╭─ STORED ROWS

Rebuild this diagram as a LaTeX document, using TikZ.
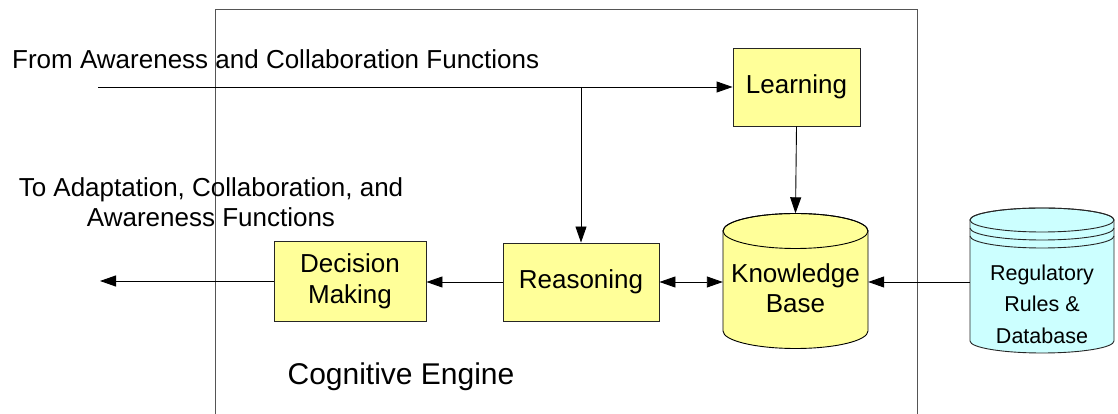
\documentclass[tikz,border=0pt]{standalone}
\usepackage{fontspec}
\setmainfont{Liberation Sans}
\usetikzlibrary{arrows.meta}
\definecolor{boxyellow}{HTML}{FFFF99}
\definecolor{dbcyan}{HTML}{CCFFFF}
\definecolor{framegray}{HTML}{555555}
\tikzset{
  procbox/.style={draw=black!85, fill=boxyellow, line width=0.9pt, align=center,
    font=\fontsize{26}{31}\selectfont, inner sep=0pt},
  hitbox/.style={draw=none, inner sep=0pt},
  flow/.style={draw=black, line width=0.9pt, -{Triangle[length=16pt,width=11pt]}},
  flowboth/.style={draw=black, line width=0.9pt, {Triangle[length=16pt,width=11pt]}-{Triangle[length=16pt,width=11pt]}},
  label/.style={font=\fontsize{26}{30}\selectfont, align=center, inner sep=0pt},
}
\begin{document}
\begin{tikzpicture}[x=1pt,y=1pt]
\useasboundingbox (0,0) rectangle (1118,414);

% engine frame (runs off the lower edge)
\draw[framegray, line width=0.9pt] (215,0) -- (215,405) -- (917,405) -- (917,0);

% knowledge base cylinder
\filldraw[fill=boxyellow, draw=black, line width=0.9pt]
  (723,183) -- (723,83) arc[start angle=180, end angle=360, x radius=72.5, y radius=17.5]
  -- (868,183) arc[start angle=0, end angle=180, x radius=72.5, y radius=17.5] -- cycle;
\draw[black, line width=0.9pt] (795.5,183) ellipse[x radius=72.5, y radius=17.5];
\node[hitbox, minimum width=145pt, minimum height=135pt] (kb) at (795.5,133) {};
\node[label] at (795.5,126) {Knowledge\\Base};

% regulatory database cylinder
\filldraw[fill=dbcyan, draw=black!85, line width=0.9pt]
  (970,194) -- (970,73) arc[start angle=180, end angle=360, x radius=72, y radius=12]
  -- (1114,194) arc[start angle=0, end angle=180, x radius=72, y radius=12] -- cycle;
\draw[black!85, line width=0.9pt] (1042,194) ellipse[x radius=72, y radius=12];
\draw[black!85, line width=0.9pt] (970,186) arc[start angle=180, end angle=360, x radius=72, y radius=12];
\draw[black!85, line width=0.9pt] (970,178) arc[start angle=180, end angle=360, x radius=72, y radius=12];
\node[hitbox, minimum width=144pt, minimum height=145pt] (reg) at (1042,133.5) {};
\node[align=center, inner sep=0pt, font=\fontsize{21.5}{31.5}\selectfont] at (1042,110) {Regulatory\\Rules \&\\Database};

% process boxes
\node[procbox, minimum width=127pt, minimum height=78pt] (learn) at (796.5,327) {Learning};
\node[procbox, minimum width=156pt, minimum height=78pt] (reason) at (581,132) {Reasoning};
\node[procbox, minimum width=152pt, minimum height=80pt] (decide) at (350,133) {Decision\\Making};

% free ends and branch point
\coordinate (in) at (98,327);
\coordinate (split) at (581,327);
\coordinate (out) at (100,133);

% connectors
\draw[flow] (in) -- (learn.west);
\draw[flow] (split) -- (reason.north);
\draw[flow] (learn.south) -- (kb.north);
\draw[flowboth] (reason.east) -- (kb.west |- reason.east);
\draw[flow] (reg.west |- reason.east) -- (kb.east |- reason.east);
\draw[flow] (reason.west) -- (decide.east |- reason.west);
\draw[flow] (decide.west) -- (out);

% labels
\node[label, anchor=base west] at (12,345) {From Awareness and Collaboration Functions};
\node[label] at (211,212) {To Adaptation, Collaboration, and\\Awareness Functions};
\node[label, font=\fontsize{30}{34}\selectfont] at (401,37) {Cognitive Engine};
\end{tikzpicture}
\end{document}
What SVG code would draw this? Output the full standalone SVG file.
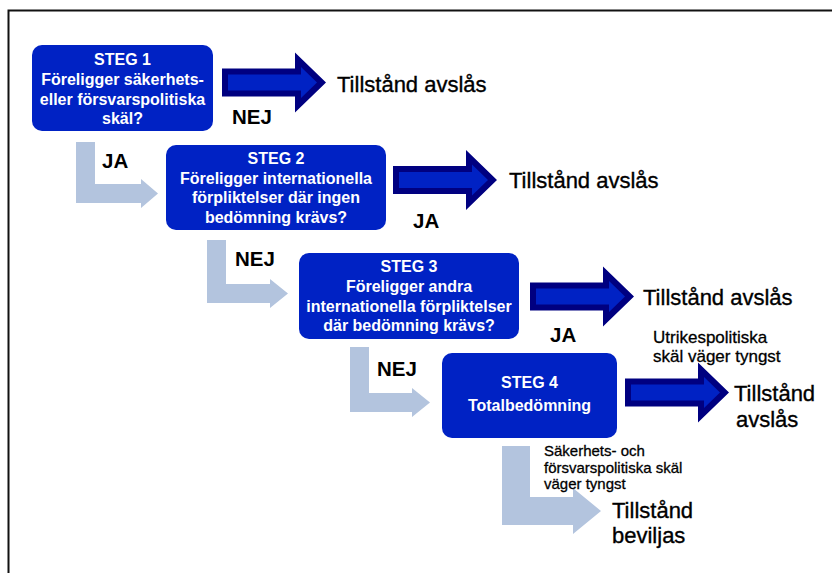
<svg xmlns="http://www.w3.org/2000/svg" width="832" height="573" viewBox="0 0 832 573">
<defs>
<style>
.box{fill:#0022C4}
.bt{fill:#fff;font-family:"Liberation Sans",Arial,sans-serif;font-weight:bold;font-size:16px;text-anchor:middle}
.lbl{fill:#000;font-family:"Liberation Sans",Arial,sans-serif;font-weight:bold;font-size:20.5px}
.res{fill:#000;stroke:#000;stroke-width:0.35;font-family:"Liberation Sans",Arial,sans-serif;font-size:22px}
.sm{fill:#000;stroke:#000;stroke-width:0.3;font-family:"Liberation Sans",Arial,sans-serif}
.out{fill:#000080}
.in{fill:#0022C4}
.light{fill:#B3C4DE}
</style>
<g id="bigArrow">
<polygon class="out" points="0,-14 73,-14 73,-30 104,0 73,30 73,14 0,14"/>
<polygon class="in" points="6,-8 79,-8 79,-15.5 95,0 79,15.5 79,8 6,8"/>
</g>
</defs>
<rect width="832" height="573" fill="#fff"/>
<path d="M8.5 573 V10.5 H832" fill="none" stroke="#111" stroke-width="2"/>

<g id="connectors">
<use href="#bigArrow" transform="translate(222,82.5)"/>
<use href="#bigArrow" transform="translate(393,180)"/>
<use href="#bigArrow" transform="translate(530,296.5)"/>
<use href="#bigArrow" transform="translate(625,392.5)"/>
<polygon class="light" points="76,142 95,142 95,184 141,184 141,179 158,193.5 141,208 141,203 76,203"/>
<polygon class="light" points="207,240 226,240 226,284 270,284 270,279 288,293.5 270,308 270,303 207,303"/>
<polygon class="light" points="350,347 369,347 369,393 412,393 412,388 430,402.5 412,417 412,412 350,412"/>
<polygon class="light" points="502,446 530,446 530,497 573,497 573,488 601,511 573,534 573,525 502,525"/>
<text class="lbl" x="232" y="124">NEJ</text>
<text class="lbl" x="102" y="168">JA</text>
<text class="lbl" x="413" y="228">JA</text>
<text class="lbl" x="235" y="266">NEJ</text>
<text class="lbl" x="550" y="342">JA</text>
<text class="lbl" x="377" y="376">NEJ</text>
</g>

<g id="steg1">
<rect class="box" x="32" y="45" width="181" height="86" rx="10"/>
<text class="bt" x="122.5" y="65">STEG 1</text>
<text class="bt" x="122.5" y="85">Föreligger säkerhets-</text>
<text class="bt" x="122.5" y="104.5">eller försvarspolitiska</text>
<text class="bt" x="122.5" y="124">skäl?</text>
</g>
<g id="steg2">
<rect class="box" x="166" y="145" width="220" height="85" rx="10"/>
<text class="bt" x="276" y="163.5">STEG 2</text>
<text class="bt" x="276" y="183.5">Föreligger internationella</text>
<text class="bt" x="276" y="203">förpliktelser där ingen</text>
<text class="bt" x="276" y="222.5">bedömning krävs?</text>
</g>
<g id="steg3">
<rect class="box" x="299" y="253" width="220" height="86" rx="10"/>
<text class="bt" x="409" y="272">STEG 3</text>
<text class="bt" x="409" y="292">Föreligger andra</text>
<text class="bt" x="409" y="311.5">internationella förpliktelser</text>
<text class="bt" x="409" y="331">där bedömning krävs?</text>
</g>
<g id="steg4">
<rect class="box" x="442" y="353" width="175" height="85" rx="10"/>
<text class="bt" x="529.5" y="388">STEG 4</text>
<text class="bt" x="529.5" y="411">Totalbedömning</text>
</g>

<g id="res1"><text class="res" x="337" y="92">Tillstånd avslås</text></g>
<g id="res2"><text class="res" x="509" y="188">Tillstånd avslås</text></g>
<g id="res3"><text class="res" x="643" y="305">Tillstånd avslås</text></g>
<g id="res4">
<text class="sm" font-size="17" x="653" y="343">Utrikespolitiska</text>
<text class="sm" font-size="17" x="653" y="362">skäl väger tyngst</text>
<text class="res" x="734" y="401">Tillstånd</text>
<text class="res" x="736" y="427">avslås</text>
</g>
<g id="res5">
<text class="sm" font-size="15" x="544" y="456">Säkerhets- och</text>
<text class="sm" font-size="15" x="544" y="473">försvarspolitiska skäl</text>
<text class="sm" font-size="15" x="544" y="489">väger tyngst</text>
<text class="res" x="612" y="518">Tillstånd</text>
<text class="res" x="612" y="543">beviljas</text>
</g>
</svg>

╰─

WHAT IS NEEDED - Leave the pictures out and reproduce exactly the lines from the top of the listing above through the line with "(917,405) -- (917,0);".

EXERCISE ANSWER -
Rebuild this diagram as a LaTeX document, using TikZ.
\documentclass[tikz,border=0pt]{standalone}
\usepackage{fontspec}
\setmainfont{Liberation Sans}
\usetikzlibrary{arrows.meta}
\definecolor{boxyellow}{HTML}{FFFF99}
\definecolor{dbcyan}{HTML}{CCFFFF}
\definecolor{framegray}{HTML}{555555}
\tikzset{
  procbox/.style={draw=black!85, fill=boxyellow, line width=0.9pt, align=center,
    font=\fontsize{26}{31}\selectfont, inner sep=0pt},
  hitbox/.style={draw=none, inner sep=0pt},
  flow/.style={draw=black, line width=0.9pt, -{Triangle[length=16pt,width=11pt]}},
  flowboth/.style={draw=black, line width=0.9pt, {Triangle[length=16pt,width=11pt]}-{Triangle[length=16pt,width=11pt]}},
  label/.style={font=\fontsize{26}{30}\selectfont, align=center, inner sep=0pt},
}
\begin{document}
\begin{tikzpicture}[x=1pt,y=1pt]
\useasboundingbox (0,0) rectangle (1118,414);

% engine frame (runs off the lower edge)
\draw[framegray, line width=0.9pt] (215,0) -- (215,405) -- (917,405) -- (917,0);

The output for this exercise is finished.